Love Is a Moving Target
I used to have a type.
Then I outgrew that version.
I still fancy the type, but I’m not moved anymore.
What changed? Adulthood, maybe. Or reality. Access. Mindset. Maturity. Fear. I’m not sure.
I think, at some point, love stops being about chemistry and starts being about compatibility. Not the kind you can calculate, but the kind you can live with. The energy that lasts after the butterflies clock out.
When I was younger, I loved the idea of being chosen. Now, I’m more interested in being understood. I used to think excitement was proof of connection, now I think peace is.
Maybe that’s what they mean when they say “you’ll know when it’s right.”
It’s not that the person feels perfect; it’s that you no longer feel the need to perform.
But it’s strange, isn’t it? How the same traits that once drew us in can later make us pause. Confidence becomes arrogance. Mystery becomes avoidance. Ambition becomes distance.
It’s not that love changed - we did.
Sometimes I wonder if we ever stop looking for the version of love that made us feel alive the first time. We spend years chasing that spark, forgetting that we’re not the same match anymore.

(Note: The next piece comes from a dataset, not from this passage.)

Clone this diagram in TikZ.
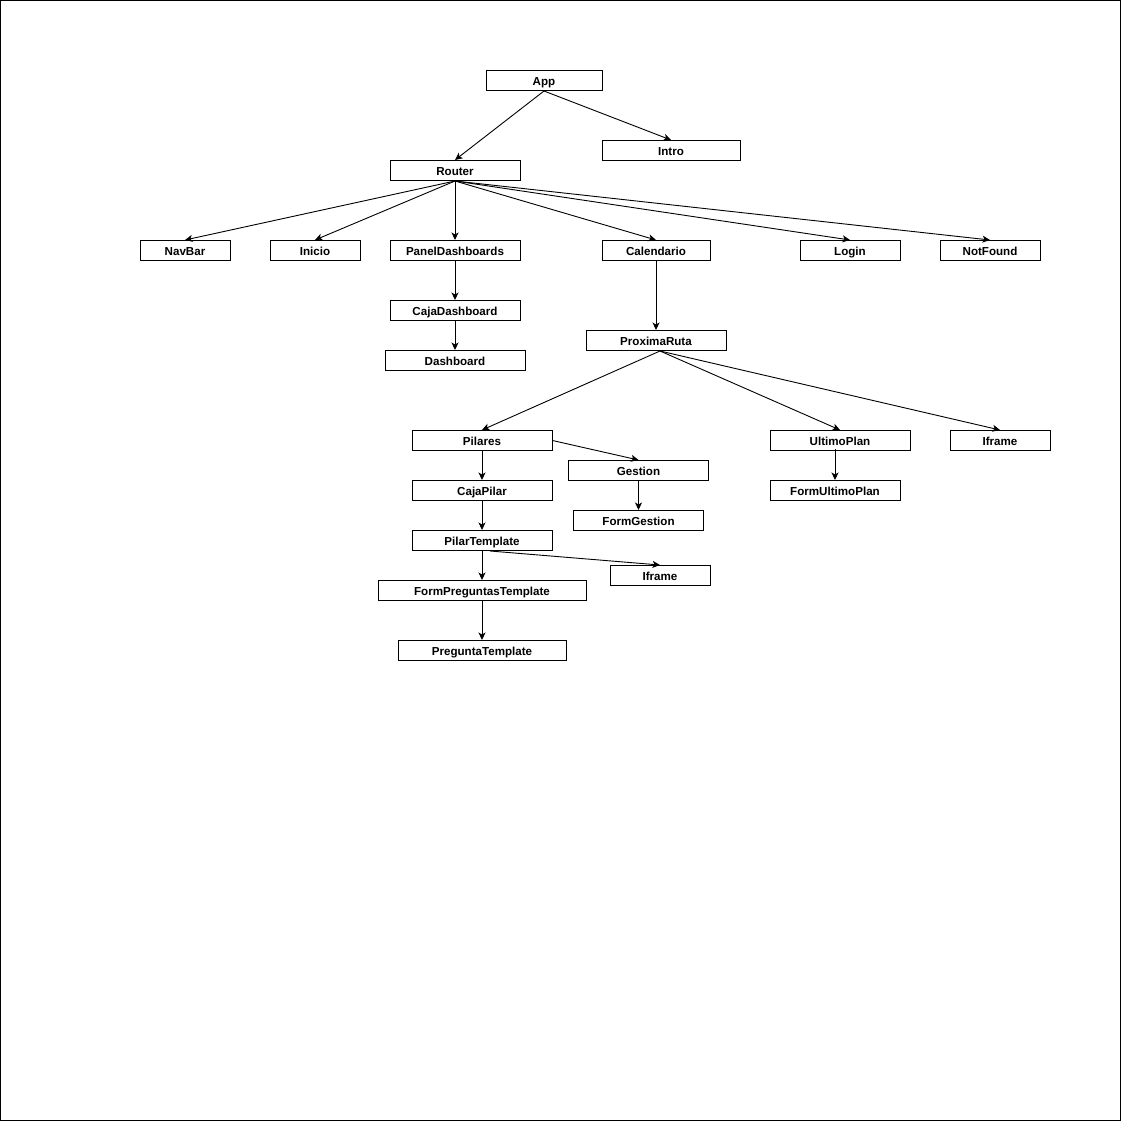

The flame’s still possible, it just burns differently now.
Maybe love is a moving target because we keep moving, too.
And the best relationships aren’t the ones that stay still; they’re the ones that adapt — to new seasons, new dreams, new versions of ourselves.
I still believe in romance. I still believe in slow mornings, shared laughter, and inside jokes that last.
But now I know: love isn’t something you find and keep. It’s something you keep finding, over and over, in different ways, with the same or different people, if you’re open enough to evolve.
So if the love that used to thrill you doesn’t quite reach you anymore, maybe that’s not a loss.
Maybe it’s growth.
Maybe your heart is just learning a new language.
So tell me, do you have a type? Has it evolved over the years?